Exercise requirements:
Your copy of the material must match it exactly, except that pictures are dropped.

Information provided:

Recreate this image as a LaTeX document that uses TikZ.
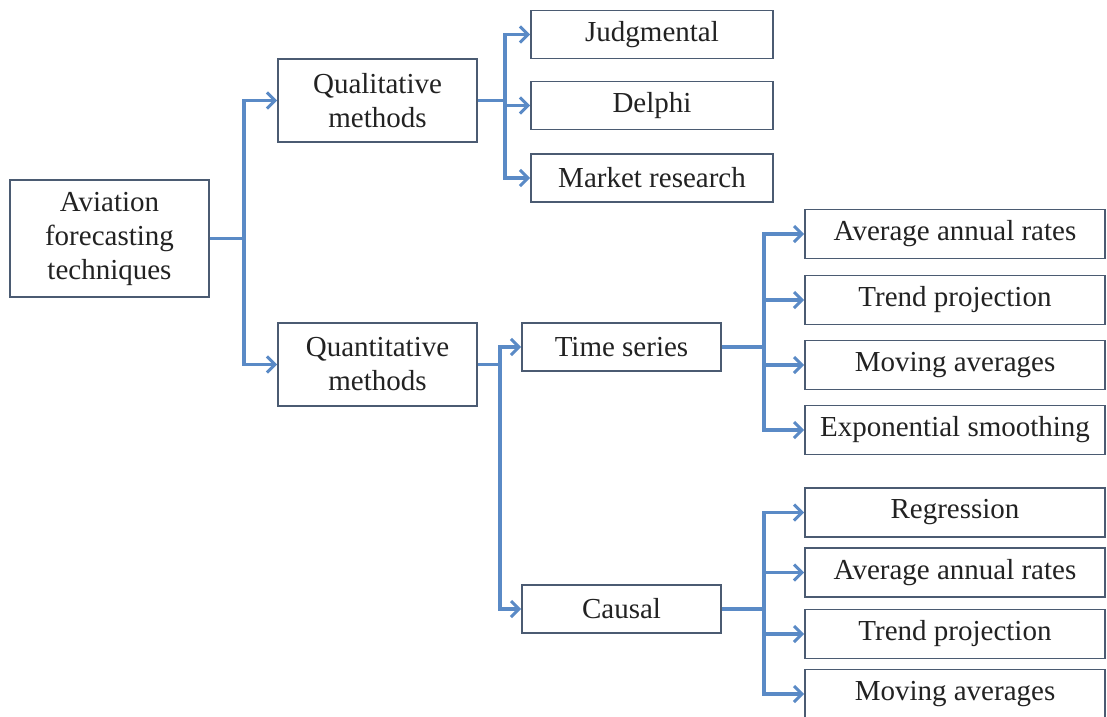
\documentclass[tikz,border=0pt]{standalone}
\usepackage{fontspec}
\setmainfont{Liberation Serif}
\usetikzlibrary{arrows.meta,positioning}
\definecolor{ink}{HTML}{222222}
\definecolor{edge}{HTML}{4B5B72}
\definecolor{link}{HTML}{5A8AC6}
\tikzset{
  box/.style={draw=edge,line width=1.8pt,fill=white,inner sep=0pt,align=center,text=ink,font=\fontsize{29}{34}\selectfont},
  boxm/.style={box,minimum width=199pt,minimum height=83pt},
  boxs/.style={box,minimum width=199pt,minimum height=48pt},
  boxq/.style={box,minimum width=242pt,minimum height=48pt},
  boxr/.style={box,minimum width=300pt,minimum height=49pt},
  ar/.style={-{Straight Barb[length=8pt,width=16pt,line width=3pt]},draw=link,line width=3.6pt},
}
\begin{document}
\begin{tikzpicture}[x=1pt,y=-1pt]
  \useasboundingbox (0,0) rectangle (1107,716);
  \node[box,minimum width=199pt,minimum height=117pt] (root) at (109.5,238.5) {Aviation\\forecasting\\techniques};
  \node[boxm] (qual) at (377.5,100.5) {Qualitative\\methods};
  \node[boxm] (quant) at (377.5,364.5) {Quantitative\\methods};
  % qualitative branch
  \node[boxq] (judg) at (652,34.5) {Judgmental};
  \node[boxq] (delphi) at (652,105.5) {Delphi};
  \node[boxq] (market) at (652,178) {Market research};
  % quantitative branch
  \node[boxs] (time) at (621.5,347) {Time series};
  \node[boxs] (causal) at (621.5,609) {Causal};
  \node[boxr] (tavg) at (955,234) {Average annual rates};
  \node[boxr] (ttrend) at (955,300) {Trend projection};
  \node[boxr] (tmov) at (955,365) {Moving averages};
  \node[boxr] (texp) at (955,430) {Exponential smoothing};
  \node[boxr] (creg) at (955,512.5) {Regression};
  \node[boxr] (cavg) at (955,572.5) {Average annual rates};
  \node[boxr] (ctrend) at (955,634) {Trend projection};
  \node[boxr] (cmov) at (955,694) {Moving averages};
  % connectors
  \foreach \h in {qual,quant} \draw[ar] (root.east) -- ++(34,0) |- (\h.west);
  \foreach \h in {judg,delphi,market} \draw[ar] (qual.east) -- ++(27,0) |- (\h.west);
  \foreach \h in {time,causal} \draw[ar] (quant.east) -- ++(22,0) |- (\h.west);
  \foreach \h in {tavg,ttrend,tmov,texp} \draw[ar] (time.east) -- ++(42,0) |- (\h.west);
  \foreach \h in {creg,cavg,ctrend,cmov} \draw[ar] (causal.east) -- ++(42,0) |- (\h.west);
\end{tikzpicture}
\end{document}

Full solution:
Recreate this image as a LaTeX document that uses TikZ.
\documentclass[tikz,border=0pt]{standalone}
\usepackage{fontspec}
\setmainfont{Liberation Serif}
\usetikzlibrary{arrows.meta,positioning}
\definecolor{ink}{HTML}{222222}
\definecolor{edge}{HTML}{4B5B72}
\definecolor{link}{HTML}{5A8AC6}
\tikzset{
  box/.style={draw=edge,line width=1.8pt,fill=white,inner sep=0pt,align=center,text=ink,font=\fontsize{29}{34}\selectfont},
  boxm/.style={box,minimum width=199pt,minimum height=83pt},
  boxs/.style={box,minimum width=199pt,minimum height=48pt},
  boxq/.style={box,minimum width=242pt,minimum height=48pt},
  boxr/.style={box,minimum width=300pt,minimum height=49pt},
  ar/.style={-{Straight Barb[length=8pt,width=16pt,line width=3pt]},draw=link,line width=3.6pt},
}
\begin{document}
\begin{tikzpicture}[x=1pt,y=-1pt]
  \useasboundingbox (0,0) rectangle (1107,716);
  \node[box,minimum width=199pt,minimum height=117pt] (root) at (109.5,238.5) {Aviation\\forecasting\\techniques};
  \node[boxm] (qual) at (377.5,100.5) {Qualitative\\methods};
  \node[boxm] (quant) at (377.5,364.5) {Quantitative\\methods};
  % qualitative branch
  \node[boxq] (judg) at (652,34.5) {Judgmental};
  \node[boxq] (delphi) at (652,105.5) {Delphi};
  \node[boxq] (market) at (652,178) {Market research};
  % quantitative branch
  \node[boxs] (time) at (621.5,347) {Time series};
  \node[boxs] (causal) at (621.5,609) {Causal};
  \node[boxr] (tavg) at (955,234) {Average annual rates};
  \node[boxr] (ttrend) at (955,300) {Trend projection};
  \node[boxr] (tmov) at (955,365) {Moving averages};
  \node[boxr] (texp) at (955,430) {Exponential smoothing};
  \node[boxr] (creg) at (955,512.5) {Regression};
  \node[boxr] (cavg) at (955,572.5) {Average annual rates};
  \node[boxr] (ctrend) at (955,634) {Trend projection};
  \node[boxr] (cmov) at (955,694) {Moving averages};
  % connectors
  \foreach \h in {qual,quant} \draw[ar] (root.east) -- ++(34,0) |- (\h.west);
  \foreach \h in {judg,delphi,market} \draw[ar] (qual.east) -- ++(27,0) |- (\h.west);
  \foreach \h in {time,causal} \draw[ar] (quant.east) -- ++(22,0) |- (\h.west);
  \foreach \h in {tavg,ttrend,tmov,texp} \draw[ar] (time.east) -- ++(42,0) |- (\h.west);
  \foreach \h in {creg,cavg,ctrend,cmov} \draw[ar] (causal.east) -- ++(42,0) |- (\h.west);
\end{tikzpicture}
\end{document}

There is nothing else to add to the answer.